To date, there have been few large-scale appraisals of Web skills. The Educational Testing Service (ETS), which administers the SAT, has developed a digital-literacy test known as iSkills that requires students to solve informational problems by searching for answers on the Web. About 80 colleges and a handful of high schools have administered the test so far.
But according to Stephen Denis, product manager at ETS, of the more than 20,000 students who have taken the iSkills test since 2006, only 39 percent of four-year college freshmen achieved a score that represented "core functional levels" in Internet literacy.
Now some literacy experts want the federal tests known as the nation's report card to include a digital-reading component. So far, the traditionalists have held sway: The next round, to be administered to fourth- and eighth-graders in 2009, will test only print reading comprehension.
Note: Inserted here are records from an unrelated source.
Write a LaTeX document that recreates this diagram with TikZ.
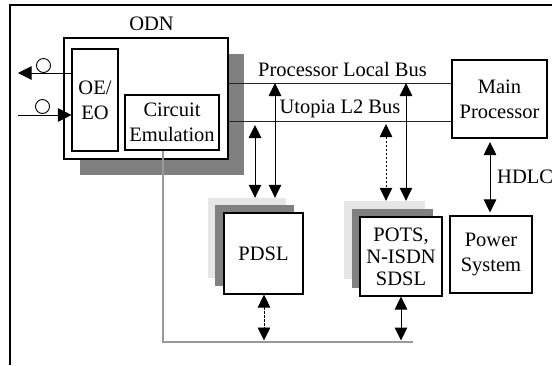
\documentclass[tikz,border=0pt]{standalone}
\usepackage{fontspec}
\setmainfont{Liberation Serif}
\usetikzlibrary{arrows.meta}
\definecolor{shdark}{HTML}{808080}
\definecolor{shlight}{HTML}{E6E6E6}
\definecolor{busgray}{HTML}{999999}
\begin{document}
\begin{tikzpicture}[x=1pt,y=-1pt,
  font=\fontsize{20.5}{25}\selectfont,
  box/.style={draw=black, line width=1.1pt, fill=white, inner sep=0pt, align=center},
  shade1/.style={fill=shlight, inner sep=0pt},
  shade2/.style={fill=shdark, inner sep=0pt},
  lbl/.style={inner sep=0pt},
  busline/.style={line width=1pt, draw=black!85},
  dar/.style={line width=1pt, {Triangle[length=13pt,width=12.5pt]}-{Triangle[length=13pt,width=12.5pt]}},
  sar/.style={line width=1pt, -{Triangle[length=13.5pt,width=13.5pt]}},
  dsh/.style={dash pattern=on 2.5pt off 1.5pt, line width=0.8pt},
  ring/.style={circle, draw, line width=0.9pt, minimum size=14pt, inner sep=0pt}]
\useasboundingbox (0,0) rectangle (553,365);

% outer frame (top and left edge)
\coordinate (fbl) at (10,365);
\coordinate (ftl) at (10,5);
\coordinate (ftr) at (552,5);
\draw[line width=1.2pt] (fbl) -- (ftl) -- (ftr);

% ODN block
\node[lbl, anchor=base] (odnlbl) at (151.5,30) {ODN};
\node[shade2, minimum width=164pt, minimum height=121pt] (odnsh) at (162,114.5) {};
\node[box, minimum width=164pt, minimum height=121pt] (odn) at (146,98.5) {};
\node[box, minimum width=46pt, minimum height=102pt] (oe) at (95,100) {OE/\\EO};
\node[box, minimum width=94pt, minimum height=55pt] (ce) at (172,122.5) {Circuit\\Emulation};

% optical in/out
\coordinate (outL) at (18,73);
\coordinate (inL) at (18,115);
\draw[sar] (oe.west |- outL) -- (outL);
\draw[sar] (inL) -- (oe.west |- inL);
\node[ring] (r1) at (43.5,65.5) {};
\node[ring] (r2) at (42.5,106.5) {};

% main processor and power
\node[box, minimum width=95pt, minimum height=78pt] (main) at (499.5,99) {Main\\Processor};
\node[box, minimum width=82pt, minimum height=77pt] (power) at (491,254.5) {Power\\System};

% buses
\coordinate (lbus) at (0,83);
\coordinate (ubus) at (0,121);
\draw[busline] (odn.east |- lbus) -- (main.west |- lbus);
\draw[busline] (odn.east |- ubus) -- (main.west |- ubus);
\node[lbl, anchor=base] (plb) at (342.5,76) {Processor Local Bus};
\node[lbl, anchor=base] (utl) at (340,113) {Utopia L2 Bus};

% PDSL stack
\node[shade1, minimum width=78pt, minimum height=80pt] (pdslA) at (247,238) {};
\node[shade2, minimum width=79pt, minimum height=81pt] (pdslB) at (254.5,245.5) {};
\node[box, minimum width=79pt, minimum height=81pt] (pdsl) at (263.5,253.5) {PDSL};

% POTS stack
\node[shade1, minimum width=81pt, minimum height=78pt] (potsA) at (384.5,240) {};
\node[shade2, minimum width=81pt, minimum height=79pt] (potsB) at (392.5,248.5) {};
\node[box, minimum width=82pt, minimum height=79pt, font=\fontsize{20.5}{22}\selectfont] (pots) at (401,256.5) {POTS,\\N-ISDN\\SDSL};

% bus to card arrows
\draw[dar, shorten <=4pt] (255,0 |- ubus) -- (255,0 |- pdslA.north);
\draw[dar] (275,0 |- lbus) -- (275,0 |- pdslA.north);
\draw[dar, dsh, shorten <=3pt] (386,0 |- ubus) -- (386,0 |- potsA.north);
\draw[dar] (406,0 |- lbus) -- (406,0 |- potsA.north);

% HDLC
\draw[dar, shorten <=3.5pt, shorten >=3pt] (490,0 |- main.south) -- (490,0 |- power.north);
\node[lbl, anchor=base west] (hdlc) at (497,183) {HDLC};

% lower gray bus
\coordinate (gb) at (163,342);
\coordinate (ge) at (413,342);
\draw[busgray, line width=2pt] (163,0 |- ce.south) -- (gb) -- (ge);
\draw[dar, dsh, shorten >=1.5pt] (264,0 |- pdsl.south) -- (264,0 |- gb);
\draw[dar, shorten >=1.5pt] (401,0 |- pots.south) -- (401,0 |- gb);
\end{tikzpicture}
\end{document}
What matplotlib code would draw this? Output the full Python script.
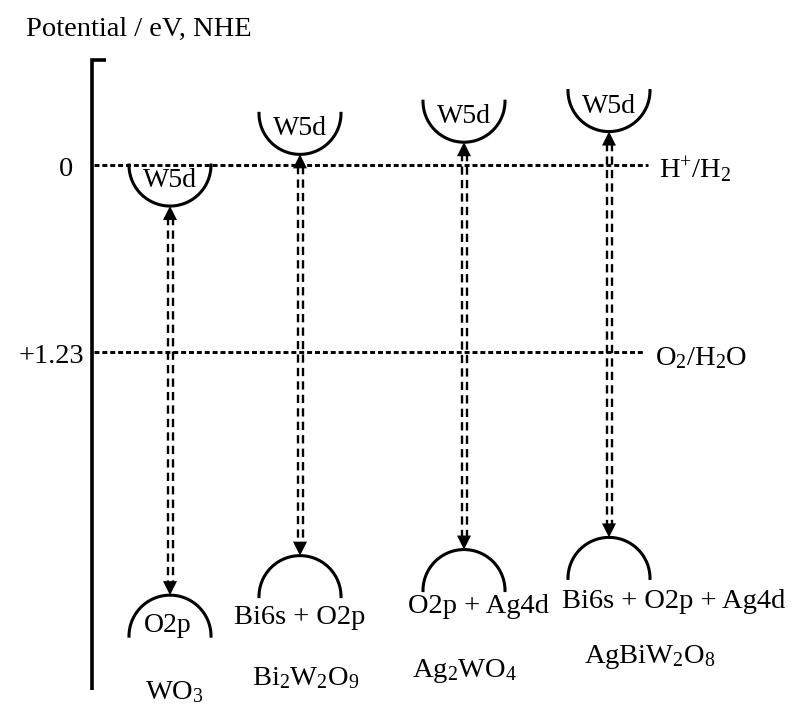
import matplotlib
matplotlib.use("Agg")
import matplotlib.pyplot as plt
import numpy as np

plt.rcParams['font.family'] = ['Liberation Serif', 'DejaVu Serif']
plt.rcParams['mathtext.fontset'] = 'custom'
plt.rcParams['mathtext.rm'] = 'Liberation Serif'
plt.rcParams['mathtext.default'] = 'regular'

# band edges, eV vs NHE
materials = ['WO$_3$', 'Bi$_2$W$_2$O$_9$', 'Ag$_2$WO$_4$', 'AgBiW$_2$O$_8$']
cb_edge = [0.27, -0.07, -0.15, -0.22]
vb_edge = [2.83, 2.57, 2.53, 2.45]
cb_labels = ['W5d', 'W5d', 'W5d', 'W5d']
vb_labels = ['O2p', 'Bi6s + O2p', 'O2p + Ag4d', 'Bi6s + O2p + Ag4d']

# redox levels
levels = [0.0, 1.23]
level_ticks = ['0', '+1.23']
level_names = ['H$^{+}$/H$_2$', 'O$_2$/H$_2$O']

# layout (pixels)
S = 152.0      # px per eV
Y0 = 165.0     # pixel row of 0 eV
col_x = [170, 300, 464, 609]
vb_label_x = [168, 300, 478, 674]
vb_label_dy = [37, 68, 63, 71]
formula_x = [174, 306, 465, 650]
formula_y = [699, 685, 677, 663]
tick_right = [73, 84]
level_end = [648, 644]
fs = 20.5


def e(p):
    # pixel row -> eV
    return (p - Y0) / S


fig = plt.figure(figsize=(7.93, 7.09), dpi=100)
ax = fig.add_axes([0, 0, 1, 1])
ax.set_xlim(0, 793)
ax.set_ylim(e(709), e(0))
ax.axis('off')

# axis line with small top tick
ax.plot([106, 92, 92], [e(60), e(60), e(690)], color='k', lw=2.6,
        solid_joinstyle='miter', solid_capstyle='butt')
ax.text(26, e(36), 'Potential / eV, NHE', fontsize=fs, va='baseline', ha='left')

# redox levels
for lv, tick, tx, name, xe in zip(levels, level_ticks, tick_right, level_names, level_end):
    ax.plot([94, xe], [lv, lv], color='k', lw=2.1, dashes=(1.7, 1.0))
    ax.text(tx, lv + 11 / S, tick, fontsize=fs, va='baseline', ha='right')
    ax.text(xe + 11, lv + 13 / S, name, fontsize=fs, va='baseline', ha='left')

rx = 41.0
ry = 41.0 / S
t = np.linspace(0, np.pi, 100)
head_l = 14 / S
head_w = 7

for i in range(len(materials)):
    cx = col_x[i]
    cb = cb_edge[i]
    vb = vb_edge[i]

    # conduction band bowl
    ax.plot(cx + rx * np.cos(t), (cb - ry) + ry * np.sin(t), color='k', lw=2.2)
    ax.text(cx, cb - 19 / S, cb_labels[i], fontsize=20, ha='center', va='baseline')

    # valence band dome
    ax.plot(cx + rx * np.cos(t), (vb + ry) - ry * np.sin(t), color='k', lw=2.2)
    ax.text(vb_label_x[i], vb + vb_label_dy[i] / S, vb_labels[i],
            fontsize=20 if i == 0 else fs, ha='center', va='baseline')

    # double dashed arrow
    for dx in (-2.5, 2.5):
        ax.plot([cx + dx, cx + dx], [cb + head_l * 0.8, vb - head_l * 0.8],
                color='k', lw=1.7, dashes=(3.5, 2.2))
    ax.fill([cx - head_w, cx + head_w, cx], [cb + head_l, cb + head_l, cb],
            color='k', lw=0)
    ax.fill([cx - head_w, cx + head_w, cx], [vb - head_l, vb - head_l, vb],
            color='k', lw=0)

    ax.text(formula_x[i], e(formula_y[i]), materials[i], fontsize=fs,
            ha='center', va='baseline')

fig.savefig('out.png', dpi=100)
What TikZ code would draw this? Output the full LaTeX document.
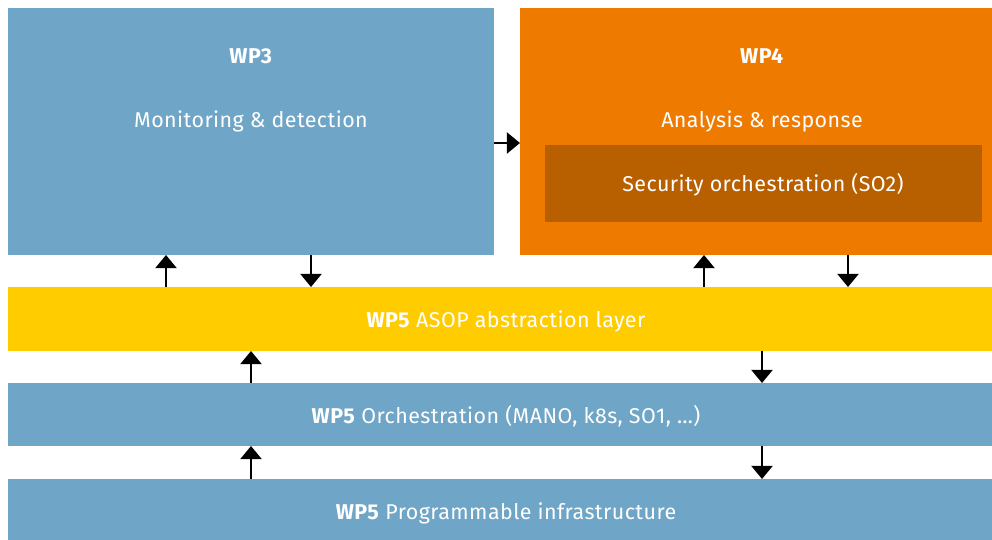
\documentclass[tikz,border=0pt]{standalone}
\usepackage{fontspec}
\setmainfont[LetterSpace=2]{Fira Sans}
\usetikzlibrary{arrows.meta,fit}
\definecolor{wpblue}{RGB}{111,165,198}
\definecolor{wporange}{RGB}{238,123,0}
\definecolor{wpdark}{RGB}{184,96,0}
\definecolor{wpyellow}{RGB}{255,204,0}
\begin{document}
\begin{tikzpicture}[x=0.02cm, y=-0.02cm,
  box/.style={inner sep=0pt, outer sep=0pt},
  lbl/.style={text=white, font=\fontsize{12.2}{14}\selectfont},
  arr/.style={line width=1.4pt, -{Triangle[width=12pt,length=7.5pt]}}]
\useasboundingbox (0,0) rectangle (992,540);
% work packages on top
\node [box, fill=wpblue, fit={(8,8) (494,255)}] (wp3) {};
\node [box, fill=wporange, fit={(520,8) (1004,255)}] (wp4) {};
\node [box, fill=wpdark, fit={(545,145) (982,222)}] (so2) {};
\node [lbl] (wp3t) at (251,56) {\textbf{WP3}};
\node [lbl] (wp3s) at (251,121) {Monitoring \& detection};
\node [lbl] (wp4t) at (762,56) {\textbf{WP4}};
\node [lbl] (wp4s) at (762,121) {Analysis \& response};
\node [lbl] (so2t) at (763,185) {Security orchestration (SO2)};
% WP5 layers
\node [box, fill=wpyellow, fit={(8,287) (1004,351)}] (asop) {};
\node [box, fill=wpblue, fit={(8,383) (1004,446)}] (orch) {};
\node [box, fill=wpblue, fit={(8,479) (1004,552)}] (infra) {};
\node [lbl] (asopt) at (506,321) {\textbf{WP5} ASOP abstraction layer};
\node [lbl] (orcht) at (506,416) {\textbf{WP5} Orchestration (MANO, k8s, SO1, \dots)};
\node [lbl] (infrat) at (506,513) {\textbf{WP5} Programmable infrastructure};
% arrow positions
\coordinate (a1) at (166,0);
\coordinate (a2) at (311,0);
\coordinate (a3) at (704,0);
\coordinate (a4) at (848,0);
\coordinate (a5) at (251,0);
\coordinate (a6) at (762,0);
\coordinate (h) at (0,143);
\draw [arr] (wp3.east |- h) -- (wp4.west |- h);
\draw [arr] (asop.north -| a1) -- (wp3.south -| a1);
\draw [arr] (wp3.south -| a2) -- (asop.north -| a2);
\draw [arr] (asop.north -| a3) -- (wp4.south -| a3);
\draw [arr] (wp4.south -| a4) -- (asop.north -| a4);
\draw [arr] (orch.north -| a5) -- (asop.south -| a5);
\draw [arr] (asop.south -| a6) -- (orch.north -| a6);
\draw [arr] (infra.north -| a5) -- (orch.south -| a5);
\draw [arr] (orch.south -| a6) -- (infra.north -| a6);
\end{tikzpicture}
\end{document}
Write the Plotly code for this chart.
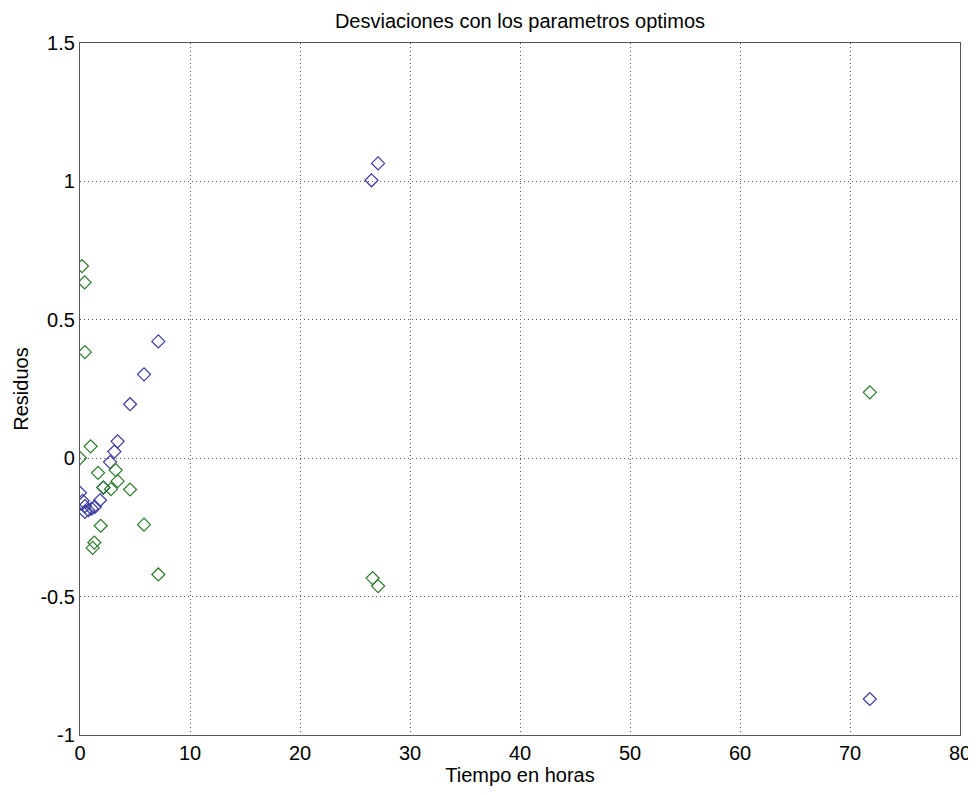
import plotly.graph_objects as go

# Blue series (residuos, serie 1)
blue_t = [0.0, 0.24, 0.45, 0.45, 0.76, 1.06, 1.36, 1.82, 2.12, 2.73, 3.12, 3.42, 4.55, 5.82, 7.12, 26.5, 27.1, 71.8]
blue_r = [-0.125, -0.154, -0.173, -0.194, -0.188, -0.182, -0.176, -0.152, -0.106, -0.014, 0.024, 0.061, 0.195, 0.303, 0.422, 1.004, 1.065, -0.87]

# Green series (residuos, serie 2)
green_t = [0.0, 0.18, 0.42, 0.45, 0.97, 1.15, 1.3, 1.64, 1.88, 2.12, 2.82, 3.24, 3.42, 4.55, 5.82, 7.12, 26.6, 27.1, 71.8]
green_r = [0.0, 0.694, 0.635, 0.383, 0.043, -0.324, -0.305, -0.053, -0.244, -0.106, -0.112, -0.043, -0.083, -0.113, -0.24, -0.42, -0.433, -0.462, 0.238]

x_ticks = [0, 10, 20, 30, 40, 50, 60, 70, 80]
x_labels = ["0", "10", "20", "30", "40", "50", "60", "70", "80"]
y_ticks = [-1, -0.5, 0, 0.5, 1, 1.5]
y_labels = ["-1", "-0.5", "0", "0.5", "1", "1.5"]

FONT = "Liberation Sans, Arial, sans-serif"

fig = go.Figure()
fig.add_trace(go.Scatter(x=blue_t, y=blue_r, mode="markers",
                         marker=dict(symbol="diamond-open", size=10, color="#3a3aa0", line=dict(width=1.2)),
                         showlegend=False))
fig.add_trace(go.Scatter(x=green_t, y=green_r, mode="markers",
                         marker=dict(symbol="diamond-open", size=10, color="#2a7a2a", line=dict(width=1.2)),
                         showlegend=False))

axis_common = dict(showgrid=True, gridcolor="#555555", griddash="1px,3px", gridwidth=1,
                   showline=True, linecolor="#555555", linewidth=1.3, mirror=True,
                   ticks="", zeroline=False,
                   tickfont=dict(family=FONT, size=20, color="black"))

fig.update_layout(
    width=976, height=795,
    paper_bgcolor="white", plot_bgcolor="white",
    margin=dict(l=72, r=24, t=35, b=68),
    font=dict(family=FONT, color="black"),
    title=dict(text="Desviaciones con los parametros optimos", x=0.5, xanchor="center",
               xref="paper", y=0.9835, yanchor="middle", font=dict(size=20, color="black")),
    xaxis=dict(range=[0, 80], tickvals=x_ticks, ticktext=x_labels,
               title=dict(text="Tiempo en horas", font=dict(size=20), standoff=2), **axis_common),
    yaxis=dict(range=[-1, 1.5], tickvals=y_ticks, ticktext=y_labels,
               title=dict(text="Residuos", font=dict(size=20), standoff=6), **axis_common),
)

fig.write_html("out.html")
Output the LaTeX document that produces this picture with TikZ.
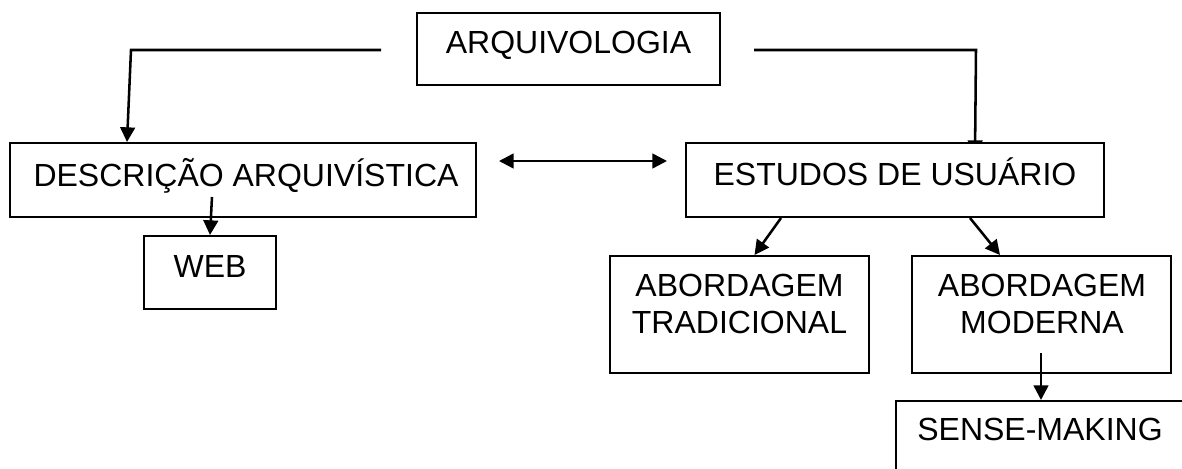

Mary Crovo of the National Assessment Governing Board, which creates policies for the national tests, said several members of a committee that sets guidelines for the reading tests believed large numbers of low-income and rural students might not have regular Internet access, rendering measurements of their online skills unfair.
Even those who are most concerned about the preservation of books acknowledge that children need a range of reading experiences. "Some of it is the informal reading they get in e-mails or on Web sites. I think they need it all," said Gay Ivey, a professor at James Madison University who focuses on adolescent literacy.
Web junkies, such as Nadia, can occasionally be swept up in a book. After she read Elie Wiesel's Holocaust memoir "Night" in her freshman English class, Konyk brought home another Holocaust memoir, "I Have Lived a Thousand Years," by Livia Bitton-Jackson.
Hoping to keep up the momentum, Konyk brought home another book, "Silverboy," a fantasy novel. Nadia made it through one chapter before she got engrossed in the Internet fan fiction again.